Congress and the Debt Ceiling

Congress is also expected to see a lot of action in the coming weeks, as the two parties will have to work together to find a solution to the US debt ceiling before the federal government defaults on its commitments. At the moment, there’s no sign of compromise, but agreements traditionally tend to be reached at the last minute, not before a good deal of posturing. Even Kevin McCarthy’s election as speaker took 15 rounds of voting before the handful of holdouts agreed to compromise. But with both sides digging in, a compromise on the debt ceiling won’t be easy.

“The nation faces many challenging issues these days, but Washington only seems to be able to address the ones it is forced to deal with by external deadlines,” says Tevi Troy, senior fellow and director of the Presidential Leadership Initiative at the Bipartisan Policy Center and a former senior White House aide. “As a result, look for the main fight this spring and summer to be on the debt ceiling, which must be done over the next few months.”

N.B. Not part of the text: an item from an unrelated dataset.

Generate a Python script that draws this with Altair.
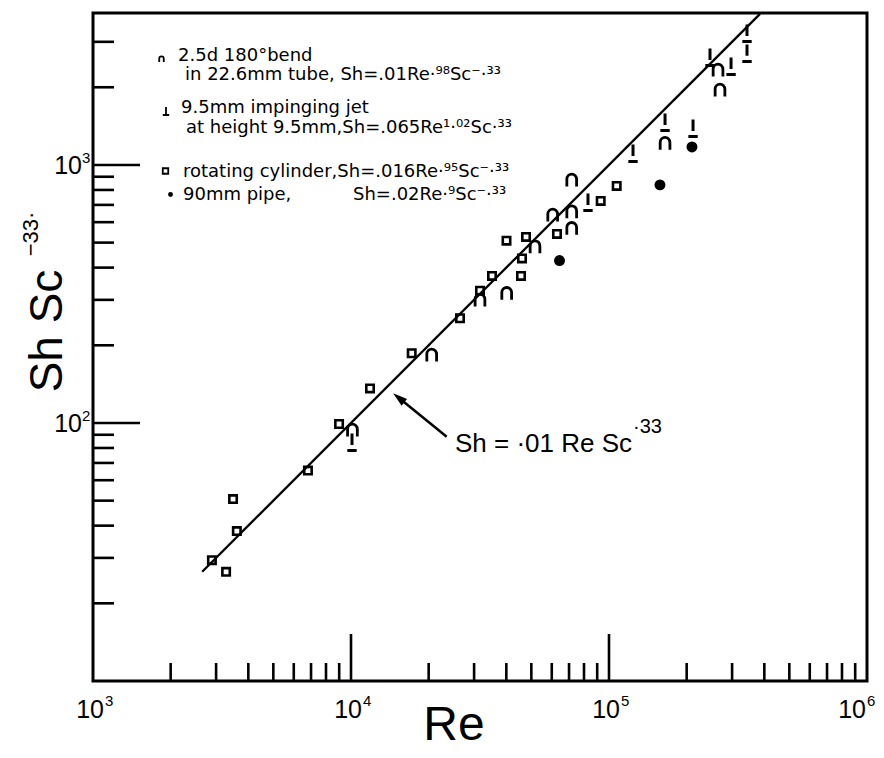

President Biden has taken the stance that he will not negotiate, but the Republicans have come up with an interesting proposal that would create more work requirements for people receiving federal assistance while pulling back on some of the new spending initiated by the Covid emergency.

“It’s disappointing that President Biden’s called the package ‘wacko’ and still refuses to negotiate,” Troy says. “The only way to face our challenges, the $31 trillion in debt among them, is for people of different perspectives on both sides of the aisle to come together in good faith and negotiate through them.”

But not everyone is buying the House Republicans’ line.

“We are concerned that Republicans refuse to take debt ceiling negotiations seriously and seem willing to hold our economy hostage in an effort to impose their extremist and deeply unpopular fiscal policies,” says Halie Soifer from the Jewish Democratic Council of America. “Instead of navigating a path forward to lift the debt ceiling, Republicans are proposing sweeping cuts to Social Security and Medicare that will devastate working families.”

House Republicans will be receiving strong support from one corner, however.

“The Republican Jewish Coalition will strongly support the Republican majority in the House, as they work to build on the success of the first 100 days,” says Sam Markstein, RJC national political director. “In the immediate term, this includes reaching a fiscally responsible debt ceiling solution, as well as recognizing and fortifying our alliance with Israel as the Jewish state commemorates the 75th anniversary of its founding. We are particularly excited for Speaker Kevin McCarthy’s upcoming travels to Israel — his first trip abroad as Speaker — where he will be just the second Speaker of the House in history to address the Knesset.”